Dan ya, Erintuah… Heru tak bisa menyembunyikan kekecewaannya. Dari sidang terungkap, nama Heru disebut-sebut dalam konteks yang menurutnya tak pernah ia lakukan. “Nama saya dijual,” katanya getir. Bukan cuma dijual, Heru menyebut Erintuah juga sempat mencoba bunuh diri di tahanan. Ironisnya, Heru lah yang kemudian menyelamatkan nyawa koleganya itu, saat tubuh Erintuah nyaris menggantung dengan leher terjerat tali.
“Saya tidak pernah terlibat. Tidak dalam pertemuan, tidak dalam pembagian uang. Dan tidak ada uang yang ditemukan di rumah saya,” lanjutnya. Kalimatnya mengalir antara tangis tertahan dan kemarahan yang ditahan rapi.

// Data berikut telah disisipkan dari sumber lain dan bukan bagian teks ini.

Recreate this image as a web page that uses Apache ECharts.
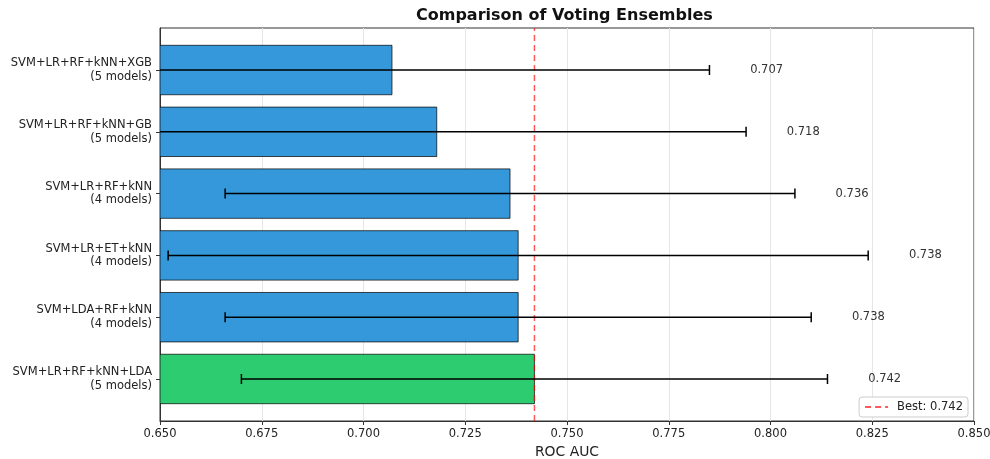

Dalam pleidoi yang ia tulis sendiri, Heru juga menyebut bahwa ia tak punya kepentingan apa pun terhadap perkara pidana yang menyeret Ronald Tannur. Bahkan, katanya, ia sempat diganti dari susunan majelis hakim dan tak terlibat langsung dalam banyak dinamika di balik layar.
Ia juga keberatan karena penyidik, katanya, tidak menghadirkan Lisa Rachmat—tokoh kunci yang disebut-sebut sebagai penghubung suap—untuk dikonfrontasi secara langsung dalam proses penyidikan. Padahal, Heru sudah meminta itu sejak awal, tapi tak digubris.
“Bagaimana saya bisa membela diri dengan utuh jika keterangan yang dijadikan dasar tuduhan tidak pernah saya konfrontasi langsung?” tanyanya, kecewa.
Yang membuat sidang semakin dramatis adalah pengakuan Heru soal momen emosional ketika melihat catatan di HP Lisa Rachmat. Catatan yang katanya personal, namun dijadikan alat bukti. “Itu bukan bukti nyata, tak ada transaksi langsung ke saya,” katanya.
Untuk konteks, Heru Hanindyo adalah satu dari tiga hakim PN Surabaya yang disebut menerima suap senilai total Rp 3,6 miliar demi memuluskan vonis bebas untuk Ronald Tannur, terdakwa dalam kasus kematian Dini Sera Afrianti. Dalam dakwaan jaksa, uang suap tersebut diberikan lewat perantara pengacara Lisa Rachmat, atas permintaan Meirizka Widjaja—ibu dari Ronald Tannur.
Ronald sendiri kini sudah divonis 5 tahun penjara setelah Mahkamah Agung mengabulkan kasasi jaksa. Tapi bayang-bayang suap dan drama sidang tampaknya masih akan panjang.
Heru menutup pleidoinya dengan permohonan menyentuh. Ia minta majelis hakim mengembalikan haknya sebagai warga negara yang terzalimi. “Saya menulis ini dalam keadaan sangat sulit… bukan hanya fisik, tapi batin dan jiwa,” tutupnya dengan suara yang sempat bergetar.